I seem to have brought the Yorkshire rain to London. The weather is extremely disappointing and I keep forgetting to take an umbrella with me. Thankfully, the storms have suppressed my hay fever, but I ate a banana earlier, which has made my eyes itch. This happens rather a lot with fruit. Kiwis are the worst, followed by melons. Both fruits make my mouth feel weird, and when I get the juice on my skin, it can sometimes trigger a weird reaction. Much as I refuse to be allergic to fruit, I find myself avoiding Kiwis, which makes me wonder what would now happen if I ate one by mistake. Sometimes I think if you carry on eating something you’re slightly allergic to, it makes you less prone to violent attacks because your body just deals with it. I worry that more and more people are becoming horribly allergic to things precisely because they cut them out of their diet at the slightest provocation. So many babies now have these long list of allergies, which they never get a chance to remedy.

I am heading to Ladbrook Grove to see my good friend Glyn, but unfortunately this has meant getting on a rail replacement bus, which will, no doubt, take forever. Two men wearing LU tabards were standing by the bus stop at Paddington, but didn’t seem to want to make eye contact with me, or speak any louder than a whisper when I was trying to ascertain how long the bus was going to take. You’d have thought they’d understand that being forced onto a bus mid-journey can be a stressful experience. Again, it’s another example of bad customer service; and something I don’t think you’d get as much up North, where people genuinely seem to be friendlier and more willing to help. Having been up there all that time, I now find it slightly odd that strangers down here don’t exchange friendly banter... or for that matter call each other “love” or “pet”, which is something I’ve enjoyed greatly.

350 years ago, Pepys wrote a rather epic and descriptive diary entry which was far more entertaining than many of his previous efforts. His day started in Whitehall with a visit to his patron, whom he discovered had gone with the King to dine at the Tower. Montagu’s daughter, Mrs Jem, that strange, unfortunate creature with the dodgy neck, was at home, and the two of them dined together alone.

After a great deal of work at the Privy Seal Office, he found himself in Westminster Hall buying some bespoke bed linen from Betty Lane. Ms Lane was, or at least became Pepys’ mistress. It’s difficult to tell whether they were lovers at this point in time. Pepys took Betty for a drink at The Trumpet “where I sat and talked with her, &c” The “&c” possibly implying a little bit of how’s your father...
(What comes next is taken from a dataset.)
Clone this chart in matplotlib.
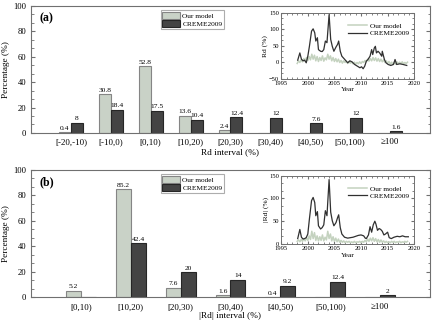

Pepys returned home by coach in a storm “it thundering and lightning exceedingly” and took Monsieur L’Impertinent (who must have popped up at the pub) as far as The Savoy. Arriving in the Navy Office courtyard, Pepys found a man in the darkness asking which his house was. This was in the days before buildings were numbered, and in a city with 400,000 residents, it’s a wonder that anyone found anyone! The man in the darkness had come to tell Pepys that his beloved clerk, Will Hewer was ill and would be staying with his mother that night. In those days, news of someone being ill could often mean death was just around the corner, so Pepys was justifiably concerned.